— begin —

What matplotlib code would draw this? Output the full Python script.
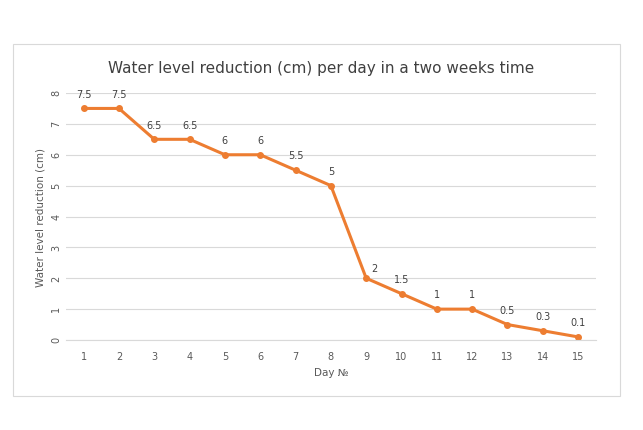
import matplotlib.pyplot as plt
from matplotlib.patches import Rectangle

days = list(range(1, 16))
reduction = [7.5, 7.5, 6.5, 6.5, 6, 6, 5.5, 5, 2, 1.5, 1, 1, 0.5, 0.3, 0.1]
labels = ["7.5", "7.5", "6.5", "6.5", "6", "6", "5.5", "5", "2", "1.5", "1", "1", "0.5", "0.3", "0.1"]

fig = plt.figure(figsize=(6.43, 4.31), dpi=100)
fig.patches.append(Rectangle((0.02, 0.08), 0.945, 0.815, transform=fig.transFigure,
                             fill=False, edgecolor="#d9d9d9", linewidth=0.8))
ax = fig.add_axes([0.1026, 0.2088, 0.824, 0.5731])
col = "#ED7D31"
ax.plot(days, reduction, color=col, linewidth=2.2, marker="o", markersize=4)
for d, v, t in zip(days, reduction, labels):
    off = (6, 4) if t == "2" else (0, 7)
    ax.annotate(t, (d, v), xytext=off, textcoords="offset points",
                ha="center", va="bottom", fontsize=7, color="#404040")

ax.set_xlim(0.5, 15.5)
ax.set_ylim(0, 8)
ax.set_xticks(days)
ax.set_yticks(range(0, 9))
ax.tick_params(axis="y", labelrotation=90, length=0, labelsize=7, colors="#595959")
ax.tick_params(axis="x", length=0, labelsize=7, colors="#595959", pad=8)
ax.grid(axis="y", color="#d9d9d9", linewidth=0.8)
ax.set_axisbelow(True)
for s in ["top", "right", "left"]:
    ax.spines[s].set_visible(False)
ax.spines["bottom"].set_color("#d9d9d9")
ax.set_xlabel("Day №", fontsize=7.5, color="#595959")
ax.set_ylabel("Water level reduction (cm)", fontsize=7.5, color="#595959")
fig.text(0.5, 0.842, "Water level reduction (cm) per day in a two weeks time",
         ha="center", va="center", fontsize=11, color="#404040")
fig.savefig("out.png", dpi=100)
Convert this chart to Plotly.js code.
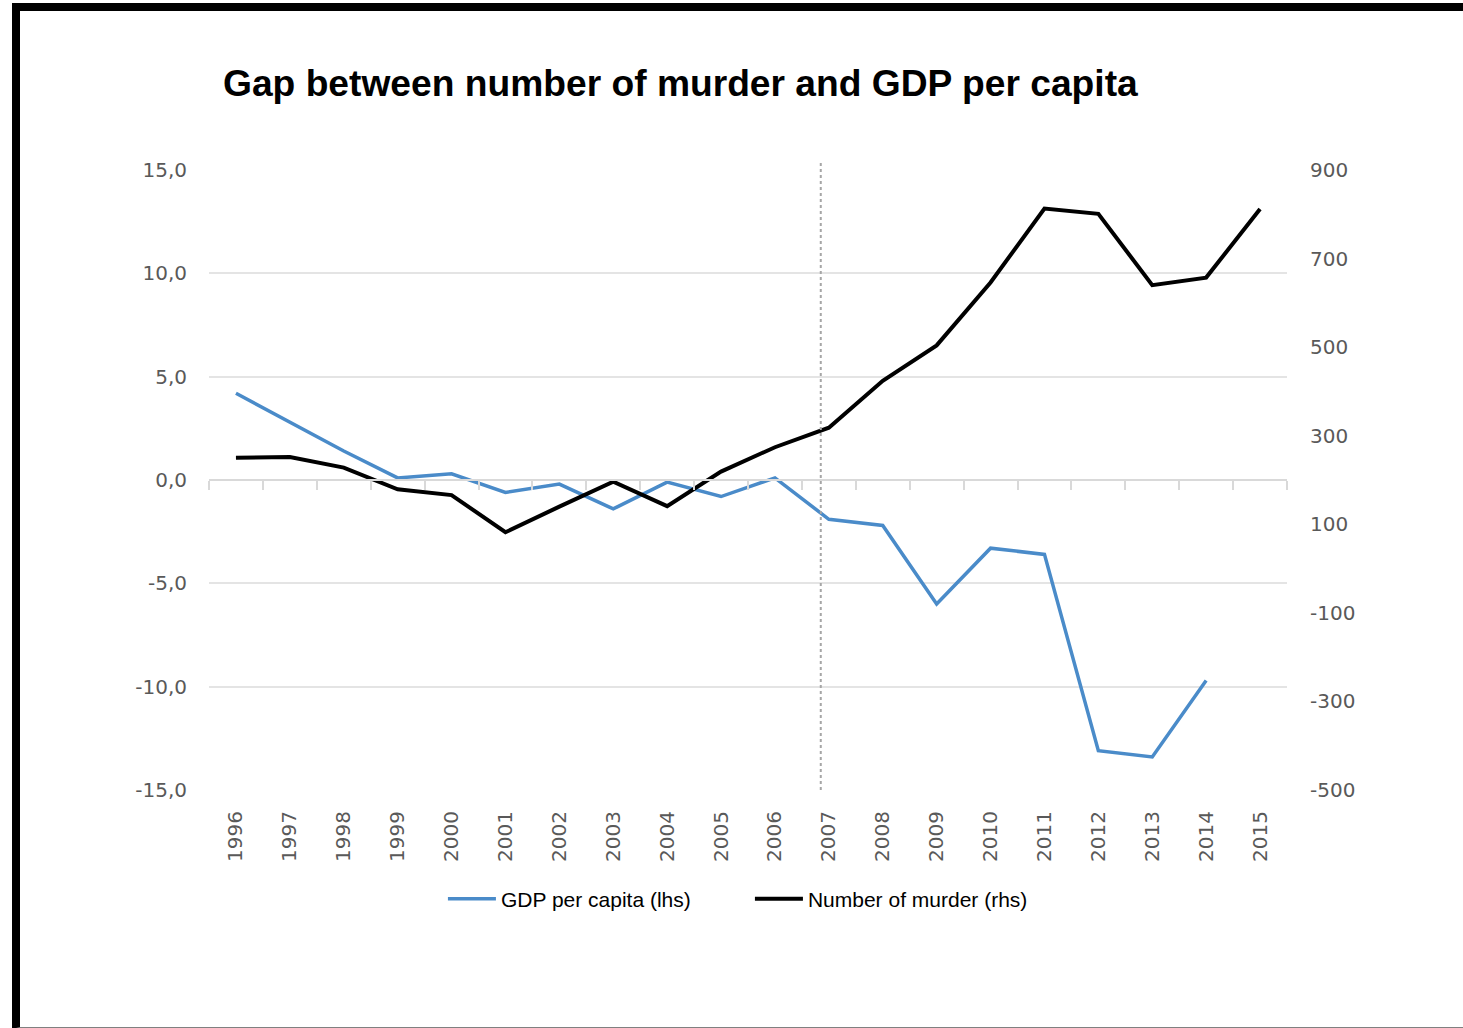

— end —

Working from the lines above, reproduce the material exactly and exclude its pictures.

What matplotlib code would draw this? Output the full Python script.
import matplotlib.pyplot as plt
from matplotlib.patches import Rectangle

days = list(range(1, 16))
reduction = [7.5, 7.5, 6.5, 6.5, 6, 6, 5.5, 5, 2, 1.5, 1, 1, 0.5, 0.3, 0.1]
labels = ["7.5", "7.5", "6.5", "6.5", "6", "6", "5.5", "5", "2", "1.5", "1", "1", "0.5", "0.3", "0.1"]

fig = plt.figure(figsize=(6.43, 4.31), dpi=100)
fig.patches.append(Rectangle((0.02, 0.08), 0.945, 0.815, transform=fig.transFigure,
                             fill=False, edgecolor="#d9d9d9", linewidth=0.8))
ax = fig.add_axes([0.1026, 0.2088, 0.824, 0.5731])
col = "#ED7D31"
ax.plot(days, reduction, color=col, linewidth=2.2, marker="o", markersize=4)
for d, v, t in zip(days, reduction, labels):
    off = (6, 4) if t == "2" else (0, 7)
    ax.annotate(t, (d, v), xytext=off, textcoords="offset points",
                ha="center", va="bottom", fontsize=7, color="#404040")

ax.set_xlim(0.5, 15.5)
ax.set_ylim(0, 8)
ax.set_xticks(days)
ax.set_yticks(range(0, 9))
ax.tick_params(axis="y", labelrotation=90, length=0, labelsize=7, colors="#595959")
ax.tick_params(axis="x", length=0, labelsize=7, colors="#595959", pad=8)
ax.grid(axis="y", color="#d9d9d9", linewidth=0.8)
ax.set_axisbelow(True)
for s in ["top", "right", "left"]:
    ax.spines[s].set_visible(False)
ax.spines["bottom"].set_color("#d9d9d9")
ax.set_xlabel("Day №", fontsize=7.5, color="#595959")
ax.set_ylabel("Water level reduction (cm)", fontsize=7.5, color="#595959")
fig.text(0.5, 0.842, "Water level reduction (cm) per day in a two weeks time",
         ha="center", va="center", fontsize=11, color="#404040")
fig.savefig("out.png", dpi=100)
Convert this chart to Plotly.js code.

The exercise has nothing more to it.